Language is an essential psychiatric tool for eliciting symptoms and signs; diagnosis and treatment are handicapped if there is no common means of understanding between doctor and patient.
Linguistics and the use of interpreters are rarely mentioned in psychiatric texts despite the increasing population of migrants and displaced persons entering the UK each year. Studies of British Asians indicate that more than half have experienced difficulties in communication and report dissatisfaction with interpretation services.
Many UK hospitals have access to interpretation services but few psychiatrists have experience in using them. Inexperience on the part of doctor or interpreter can give rise to errors in understanding symptoms and there are numerous accounts of the serious problems that can arise in such cases.

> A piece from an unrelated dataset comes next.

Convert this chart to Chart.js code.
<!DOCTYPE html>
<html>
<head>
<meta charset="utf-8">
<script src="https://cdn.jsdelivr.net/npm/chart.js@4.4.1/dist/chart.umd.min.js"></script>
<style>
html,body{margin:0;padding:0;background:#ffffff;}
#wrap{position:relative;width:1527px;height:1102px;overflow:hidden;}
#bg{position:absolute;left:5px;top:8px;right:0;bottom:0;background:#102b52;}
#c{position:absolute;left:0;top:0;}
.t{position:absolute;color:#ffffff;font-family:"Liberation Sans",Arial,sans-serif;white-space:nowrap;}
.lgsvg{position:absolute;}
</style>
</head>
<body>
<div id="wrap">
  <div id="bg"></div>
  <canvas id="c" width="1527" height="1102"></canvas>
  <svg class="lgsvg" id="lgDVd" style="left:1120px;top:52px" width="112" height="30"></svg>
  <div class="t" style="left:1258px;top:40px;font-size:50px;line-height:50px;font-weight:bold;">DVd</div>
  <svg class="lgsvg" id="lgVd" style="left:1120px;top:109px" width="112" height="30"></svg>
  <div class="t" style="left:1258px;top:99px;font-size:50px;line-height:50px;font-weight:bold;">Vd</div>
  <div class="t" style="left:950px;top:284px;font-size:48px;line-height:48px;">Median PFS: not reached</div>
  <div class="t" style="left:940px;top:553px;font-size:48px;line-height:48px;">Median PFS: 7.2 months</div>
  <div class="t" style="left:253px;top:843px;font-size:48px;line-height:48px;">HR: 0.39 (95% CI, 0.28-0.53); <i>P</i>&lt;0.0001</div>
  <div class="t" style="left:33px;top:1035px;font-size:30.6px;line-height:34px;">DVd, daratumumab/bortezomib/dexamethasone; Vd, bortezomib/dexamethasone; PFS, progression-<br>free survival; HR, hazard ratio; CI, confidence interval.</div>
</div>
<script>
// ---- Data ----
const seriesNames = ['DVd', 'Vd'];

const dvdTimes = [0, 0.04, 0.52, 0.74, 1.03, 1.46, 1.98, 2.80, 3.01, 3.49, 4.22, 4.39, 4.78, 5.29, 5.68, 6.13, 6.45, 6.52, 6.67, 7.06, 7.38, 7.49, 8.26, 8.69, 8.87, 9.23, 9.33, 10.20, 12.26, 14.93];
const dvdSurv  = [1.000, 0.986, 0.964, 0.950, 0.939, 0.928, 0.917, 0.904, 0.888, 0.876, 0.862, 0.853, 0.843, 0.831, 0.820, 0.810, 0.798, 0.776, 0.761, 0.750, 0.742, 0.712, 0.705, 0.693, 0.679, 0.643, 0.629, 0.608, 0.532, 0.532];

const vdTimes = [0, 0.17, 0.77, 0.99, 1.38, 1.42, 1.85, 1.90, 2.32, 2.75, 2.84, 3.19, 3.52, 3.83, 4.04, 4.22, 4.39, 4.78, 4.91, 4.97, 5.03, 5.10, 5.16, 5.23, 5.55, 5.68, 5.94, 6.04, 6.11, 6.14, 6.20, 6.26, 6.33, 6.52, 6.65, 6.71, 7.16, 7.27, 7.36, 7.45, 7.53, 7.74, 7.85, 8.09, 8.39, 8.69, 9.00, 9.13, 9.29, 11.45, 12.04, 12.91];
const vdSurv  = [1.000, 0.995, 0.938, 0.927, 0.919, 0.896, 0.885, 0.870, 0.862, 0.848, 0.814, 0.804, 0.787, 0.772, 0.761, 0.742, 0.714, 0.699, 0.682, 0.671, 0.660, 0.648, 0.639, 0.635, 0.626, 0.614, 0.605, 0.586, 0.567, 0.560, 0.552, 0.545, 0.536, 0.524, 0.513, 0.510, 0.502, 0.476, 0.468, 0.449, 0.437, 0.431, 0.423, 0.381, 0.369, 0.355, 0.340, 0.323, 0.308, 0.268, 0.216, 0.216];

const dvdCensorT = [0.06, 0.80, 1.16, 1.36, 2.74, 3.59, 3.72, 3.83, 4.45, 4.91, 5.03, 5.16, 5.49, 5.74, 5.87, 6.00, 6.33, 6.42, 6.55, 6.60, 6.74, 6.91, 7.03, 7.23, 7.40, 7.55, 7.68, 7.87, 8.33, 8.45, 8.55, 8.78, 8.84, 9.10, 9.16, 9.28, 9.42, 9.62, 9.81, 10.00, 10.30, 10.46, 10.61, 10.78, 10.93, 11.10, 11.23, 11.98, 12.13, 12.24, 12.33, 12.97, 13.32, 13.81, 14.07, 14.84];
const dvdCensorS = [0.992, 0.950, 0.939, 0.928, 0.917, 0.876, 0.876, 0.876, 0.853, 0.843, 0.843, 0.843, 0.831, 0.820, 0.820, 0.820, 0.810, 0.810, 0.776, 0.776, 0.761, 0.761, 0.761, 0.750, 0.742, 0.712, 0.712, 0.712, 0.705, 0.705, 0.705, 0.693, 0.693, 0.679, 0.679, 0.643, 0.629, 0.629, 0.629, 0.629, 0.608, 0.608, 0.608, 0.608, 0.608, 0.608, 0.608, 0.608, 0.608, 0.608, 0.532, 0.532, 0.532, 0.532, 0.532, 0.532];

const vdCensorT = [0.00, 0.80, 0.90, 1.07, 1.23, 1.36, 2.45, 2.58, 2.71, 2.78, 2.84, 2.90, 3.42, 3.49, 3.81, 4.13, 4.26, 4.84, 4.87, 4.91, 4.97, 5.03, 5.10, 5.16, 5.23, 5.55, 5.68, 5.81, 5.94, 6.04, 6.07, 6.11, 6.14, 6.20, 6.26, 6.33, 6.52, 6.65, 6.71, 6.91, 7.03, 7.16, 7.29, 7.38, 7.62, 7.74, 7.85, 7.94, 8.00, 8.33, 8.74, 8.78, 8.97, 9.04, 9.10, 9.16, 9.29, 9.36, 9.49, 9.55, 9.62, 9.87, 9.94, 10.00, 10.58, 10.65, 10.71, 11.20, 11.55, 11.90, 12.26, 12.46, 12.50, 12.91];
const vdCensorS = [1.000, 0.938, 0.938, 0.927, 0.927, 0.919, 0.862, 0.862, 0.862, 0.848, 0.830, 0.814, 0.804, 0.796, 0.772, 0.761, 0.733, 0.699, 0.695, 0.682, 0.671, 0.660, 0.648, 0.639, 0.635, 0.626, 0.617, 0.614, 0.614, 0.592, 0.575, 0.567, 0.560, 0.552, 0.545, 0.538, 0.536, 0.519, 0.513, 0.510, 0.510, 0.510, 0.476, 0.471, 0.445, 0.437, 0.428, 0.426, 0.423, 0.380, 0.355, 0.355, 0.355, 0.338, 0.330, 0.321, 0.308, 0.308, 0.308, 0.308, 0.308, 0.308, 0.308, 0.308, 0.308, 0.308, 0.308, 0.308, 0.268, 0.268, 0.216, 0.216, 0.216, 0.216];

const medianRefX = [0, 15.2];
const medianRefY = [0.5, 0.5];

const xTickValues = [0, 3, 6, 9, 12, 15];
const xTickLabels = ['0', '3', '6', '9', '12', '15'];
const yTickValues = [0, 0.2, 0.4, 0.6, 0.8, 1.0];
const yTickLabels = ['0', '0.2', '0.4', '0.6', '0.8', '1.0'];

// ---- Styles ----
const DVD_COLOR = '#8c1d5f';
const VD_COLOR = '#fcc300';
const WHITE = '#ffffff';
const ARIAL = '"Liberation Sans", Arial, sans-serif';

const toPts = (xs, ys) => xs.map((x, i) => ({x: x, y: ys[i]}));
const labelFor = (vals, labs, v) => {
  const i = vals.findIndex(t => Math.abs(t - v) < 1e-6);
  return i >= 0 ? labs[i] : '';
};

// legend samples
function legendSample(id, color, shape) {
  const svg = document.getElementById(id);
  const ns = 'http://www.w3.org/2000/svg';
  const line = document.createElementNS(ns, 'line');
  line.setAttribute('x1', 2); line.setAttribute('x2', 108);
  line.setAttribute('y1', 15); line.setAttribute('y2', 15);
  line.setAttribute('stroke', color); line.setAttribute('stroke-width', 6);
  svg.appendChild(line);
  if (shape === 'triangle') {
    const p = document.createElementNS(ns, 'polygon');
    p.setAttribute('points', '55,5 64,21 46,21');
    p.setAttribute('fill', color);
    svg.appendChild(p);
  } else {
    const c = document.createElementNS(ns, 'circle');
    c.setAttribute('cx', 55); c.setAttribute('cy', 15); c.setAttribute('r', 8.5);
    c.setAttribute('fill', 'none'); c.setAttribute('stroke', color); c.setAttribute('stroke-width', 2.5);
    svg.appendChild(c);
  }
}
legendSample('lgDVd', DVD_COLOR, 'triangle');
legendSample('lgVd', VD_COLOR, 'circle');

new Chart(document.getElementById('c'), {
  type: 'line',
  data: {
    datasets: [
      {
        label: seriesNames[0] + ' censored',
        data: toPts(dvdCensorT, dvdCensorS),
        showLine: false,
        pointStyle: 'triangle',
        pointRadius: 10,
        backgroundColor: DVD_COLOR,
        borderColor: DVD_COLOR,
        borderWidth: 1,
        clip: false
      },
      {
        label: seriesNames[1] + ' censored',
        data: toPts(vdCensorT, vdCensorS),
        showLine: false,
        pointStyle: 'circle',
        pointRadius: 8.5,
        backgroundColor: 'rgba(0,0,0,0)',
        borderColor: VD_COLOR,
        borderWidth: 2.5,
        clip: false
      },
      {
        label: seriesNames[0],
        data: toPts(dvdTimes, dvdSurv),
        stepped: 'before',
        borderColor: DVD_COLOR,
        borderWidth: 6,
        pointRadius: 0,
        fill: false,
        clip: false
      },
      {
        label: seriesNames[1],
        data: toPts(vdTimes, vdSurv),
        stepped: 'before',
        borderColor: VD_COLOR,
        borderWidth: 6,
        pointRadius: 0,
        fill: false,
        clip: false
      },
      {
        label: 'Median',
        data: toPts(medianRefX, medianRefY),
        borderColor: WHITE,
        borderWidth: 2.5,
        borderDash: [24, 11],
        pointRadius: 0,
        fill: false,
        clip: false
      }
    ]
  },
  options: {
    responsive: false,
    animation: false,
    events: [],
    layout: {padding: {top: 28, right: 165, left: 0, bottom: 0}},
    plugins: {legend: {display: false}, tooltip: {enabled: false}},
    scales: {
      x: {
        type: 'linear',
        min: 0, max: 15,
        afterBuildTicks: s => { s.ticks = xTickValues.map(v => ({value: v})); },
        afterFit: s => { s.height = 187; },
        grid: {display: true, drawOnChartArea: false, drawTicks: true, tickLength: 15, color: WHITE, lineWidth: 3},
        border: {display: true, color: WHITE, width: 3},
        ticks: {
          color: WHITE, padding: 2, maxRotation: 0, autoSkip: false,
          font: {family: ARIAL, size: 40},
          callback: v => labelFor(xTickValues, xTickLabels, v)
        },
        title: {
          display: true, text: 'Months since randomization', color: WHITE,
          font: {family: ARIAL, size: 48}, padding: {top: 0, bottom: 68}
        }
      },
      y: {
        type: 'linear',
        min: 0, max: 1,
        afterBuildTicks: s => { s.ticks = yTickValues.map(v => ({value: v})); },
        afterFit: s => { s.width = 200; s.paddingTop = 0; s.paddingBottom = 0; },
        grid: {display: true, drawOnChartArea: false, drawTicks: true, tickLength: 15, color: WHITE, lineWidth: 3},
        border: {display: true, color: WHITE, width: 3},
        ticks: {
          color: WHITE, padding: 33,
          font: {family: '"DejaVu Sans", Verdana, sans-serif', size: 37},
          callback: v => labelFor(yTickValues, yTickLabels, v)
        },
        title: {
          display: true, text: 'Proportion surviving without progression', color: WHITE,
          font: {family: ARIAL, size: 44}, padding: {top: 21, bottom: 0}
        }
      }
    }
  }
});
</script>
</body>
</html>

This module aims to offer an introduction to the concept of interpreter-mediated interviews, exploring the common errors and pitfalls and offering advice on how to avoid them. It considers the use of relatives or other unqualified people as interpreters, reviews the role of bilingualism and provides practical tips for working with interpreters.
All UK psychiatrists should understand the basic principles of interpreter-mediated interviews. This module is aimed especially towards those who work in areas of rich cultural and linguistic diversity.